— start of Data to use —

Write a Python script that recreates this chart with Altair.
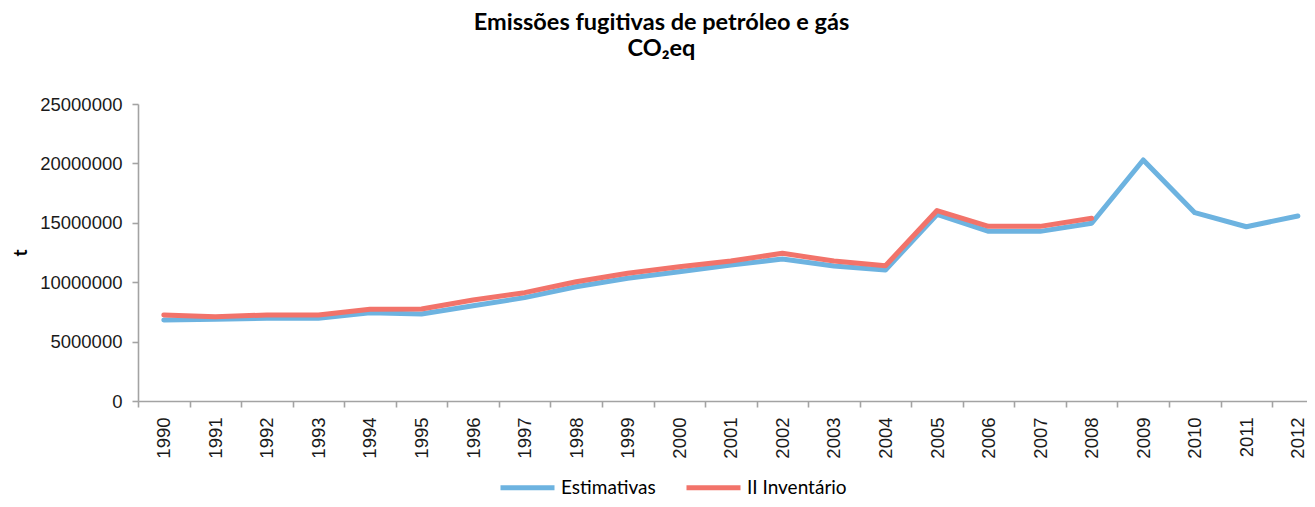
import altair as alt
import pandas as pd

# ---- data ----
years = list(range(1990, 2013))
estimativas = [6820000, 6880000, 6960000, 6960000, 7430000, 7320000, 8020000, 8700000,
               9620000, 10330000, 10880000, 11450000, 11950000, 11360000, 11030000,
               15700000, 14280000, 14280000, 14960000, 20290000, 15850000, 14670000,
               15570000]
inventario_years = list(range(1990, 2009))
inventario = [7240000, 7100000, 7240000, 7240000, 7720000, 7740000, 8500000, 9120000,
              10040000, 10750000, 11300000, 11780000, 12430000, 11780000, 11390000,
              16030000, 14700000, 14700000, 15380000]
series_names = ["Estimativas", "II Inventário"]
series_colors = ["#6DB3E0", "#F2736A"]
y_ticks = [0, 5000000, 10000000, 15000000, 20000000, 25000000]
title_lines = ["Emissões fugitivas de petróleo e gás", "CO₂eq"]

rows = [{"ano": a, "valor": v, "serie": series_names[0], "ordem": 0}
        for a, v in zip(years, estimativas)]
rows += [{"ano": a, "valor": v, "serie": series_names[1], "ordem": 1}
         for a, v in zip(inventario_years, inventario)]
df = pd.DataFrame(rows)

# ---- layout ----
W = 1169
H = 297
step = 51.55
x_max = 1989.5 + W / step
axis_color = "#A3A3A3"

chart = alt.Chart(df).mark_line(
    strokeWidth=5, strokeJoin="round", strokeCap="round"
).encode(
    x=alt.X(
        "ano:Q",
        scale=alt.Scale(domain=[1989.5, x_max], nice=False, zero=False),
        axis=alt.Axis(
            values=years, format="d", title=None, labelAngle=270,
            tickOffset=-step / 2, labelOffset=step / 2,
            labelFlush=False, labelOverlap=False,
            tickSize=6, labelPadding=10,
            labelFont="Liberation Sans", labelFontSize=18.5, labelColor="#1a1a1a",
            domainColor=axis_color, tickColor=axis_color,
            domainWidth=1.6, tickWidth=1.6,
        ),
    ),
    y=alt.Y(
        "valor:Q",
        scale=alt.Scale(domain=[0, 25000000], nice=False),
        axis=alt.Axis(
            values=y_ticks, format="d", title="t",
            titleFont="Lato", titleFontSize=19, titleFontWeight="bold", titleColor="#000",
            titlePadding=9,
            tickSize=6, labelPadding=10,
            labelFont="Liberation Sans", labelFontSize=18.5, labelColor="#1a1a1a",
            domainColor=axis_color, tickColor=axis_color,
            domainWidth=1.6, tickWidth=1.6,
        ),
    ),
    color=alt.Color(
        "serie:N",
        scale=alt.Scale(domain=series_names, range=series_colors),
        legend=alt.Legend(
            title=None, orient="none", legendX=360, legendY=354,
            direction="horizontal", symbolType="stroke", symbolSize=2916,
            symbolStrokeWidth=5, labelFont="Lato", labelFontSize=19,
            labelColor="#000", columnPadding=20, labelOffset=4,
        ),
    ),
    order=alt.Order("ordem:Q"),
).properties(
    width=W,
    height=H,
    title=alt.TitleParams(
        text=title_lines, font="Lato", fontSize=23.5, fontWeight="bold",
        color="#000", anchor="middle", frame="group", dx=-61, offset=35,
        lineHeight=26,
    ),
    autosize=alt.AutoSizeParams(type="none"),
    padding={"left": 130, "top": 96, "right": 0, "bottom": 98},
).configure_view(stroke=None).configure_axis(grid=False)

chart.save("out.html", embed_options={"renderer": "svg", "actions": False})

— end of Data to use —
— start of Data to use —

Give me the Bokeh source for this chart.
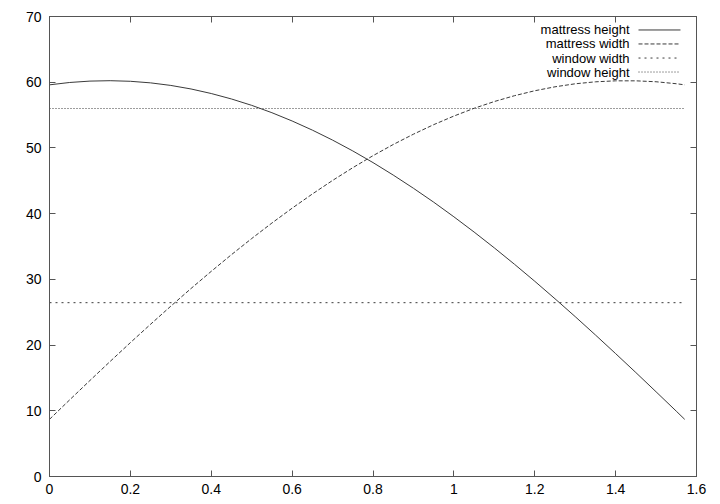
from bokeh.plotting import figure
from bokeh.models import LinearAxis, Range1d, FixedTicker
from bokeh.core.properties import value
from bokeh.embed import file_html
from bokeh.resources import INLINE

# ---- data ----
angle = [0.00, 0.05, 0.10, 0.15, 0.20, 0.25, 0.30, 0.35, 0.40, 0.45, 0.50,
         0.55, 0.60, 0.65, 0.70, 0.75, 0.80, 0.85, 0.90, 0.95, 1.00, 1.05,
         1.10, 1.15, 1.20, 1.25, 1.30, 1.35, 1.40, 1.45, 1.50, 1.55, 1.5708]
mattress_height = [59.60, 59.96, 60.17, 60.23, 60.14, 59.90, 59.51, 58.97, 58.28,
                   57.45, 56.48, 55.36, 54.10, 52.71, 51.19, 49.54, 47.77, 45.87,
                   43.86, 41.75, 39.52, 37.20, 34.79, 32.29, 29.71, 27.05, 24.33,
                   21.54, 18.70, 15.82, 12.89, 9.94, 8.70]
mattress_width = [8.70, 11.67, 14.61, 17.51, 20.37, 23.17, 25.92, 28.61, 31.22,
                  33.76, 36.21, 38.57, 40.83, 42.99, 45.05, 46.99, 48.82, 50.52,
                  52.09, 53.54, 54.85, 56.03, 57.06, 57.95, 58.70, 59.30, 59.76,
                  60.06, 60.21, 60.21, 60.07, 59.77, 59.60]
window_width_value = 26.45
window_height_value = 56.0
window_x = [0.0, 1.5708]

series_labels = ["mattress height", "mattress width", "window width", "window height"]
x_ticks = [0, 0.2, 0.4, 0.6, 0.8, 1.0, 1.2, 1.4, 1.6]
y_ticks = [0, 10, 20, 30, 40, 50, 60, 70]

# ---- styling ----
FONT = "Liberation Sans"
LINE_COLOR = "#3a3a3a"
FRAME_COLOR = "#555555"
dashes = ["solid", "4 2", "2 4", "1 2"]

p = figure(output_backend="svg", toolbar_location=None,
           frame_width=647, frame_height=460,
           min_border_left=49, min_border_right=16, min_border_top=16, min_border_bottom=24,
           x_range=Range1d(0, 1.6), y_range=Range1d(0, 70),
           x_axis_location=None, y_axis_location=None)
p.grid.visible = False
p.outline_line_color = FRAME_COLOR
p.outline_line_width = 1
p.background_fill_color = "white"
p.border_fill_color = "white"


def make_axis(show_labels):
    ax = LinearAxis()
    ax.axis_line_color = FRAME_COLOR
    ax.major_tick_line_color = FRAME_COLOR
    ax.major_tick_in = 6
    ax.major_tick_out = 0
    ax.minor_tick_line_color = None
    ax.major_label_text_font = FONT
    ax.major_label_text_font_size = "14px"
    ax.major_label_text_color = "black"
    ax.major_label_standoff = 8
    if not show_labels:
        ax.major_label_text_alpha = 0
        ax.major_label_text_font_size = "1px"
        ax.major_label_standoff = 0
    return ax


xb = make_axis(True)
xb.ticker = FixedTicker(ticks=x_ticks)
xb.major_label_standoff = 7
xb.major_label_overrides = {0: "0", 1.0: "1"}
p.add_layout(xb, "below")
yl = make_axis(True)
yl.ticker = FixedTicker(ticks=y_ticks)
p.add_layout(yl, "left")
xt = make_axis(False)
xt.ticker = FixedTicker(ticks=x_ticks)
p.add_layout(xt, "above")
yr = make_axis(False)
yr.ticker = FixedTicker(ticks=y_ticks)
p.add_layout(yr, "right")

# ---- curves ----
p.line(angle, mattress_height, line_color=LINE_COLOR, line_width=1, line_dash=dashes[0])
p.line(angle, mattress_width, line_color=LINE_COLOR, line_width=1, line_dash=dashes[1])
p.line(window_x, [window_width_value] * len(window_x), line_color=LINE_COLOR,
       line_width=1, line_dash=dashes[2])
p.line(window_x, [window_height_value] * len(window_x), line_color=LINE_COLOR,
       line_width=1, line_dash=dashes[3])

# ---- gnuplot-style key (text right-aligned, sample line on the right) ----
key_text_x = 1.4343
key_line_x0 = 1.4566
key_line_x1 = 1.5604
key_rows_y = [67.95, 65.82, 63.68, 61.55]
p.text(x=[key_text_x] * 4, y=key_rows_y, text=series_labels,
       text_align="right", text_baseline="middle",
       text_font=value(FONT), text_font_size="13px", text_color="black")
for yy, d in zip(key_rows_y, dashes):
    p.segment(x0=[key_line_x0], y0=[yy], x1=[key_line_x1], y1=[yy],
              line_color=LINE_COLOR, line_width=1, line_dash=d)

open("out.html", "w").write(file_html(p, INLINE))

— end of Data to use —

Show all lines from the records above where the word "this" occurs.

Write a Python script that recreates this chart with Altair.
Give me the Bokeh source for this chart.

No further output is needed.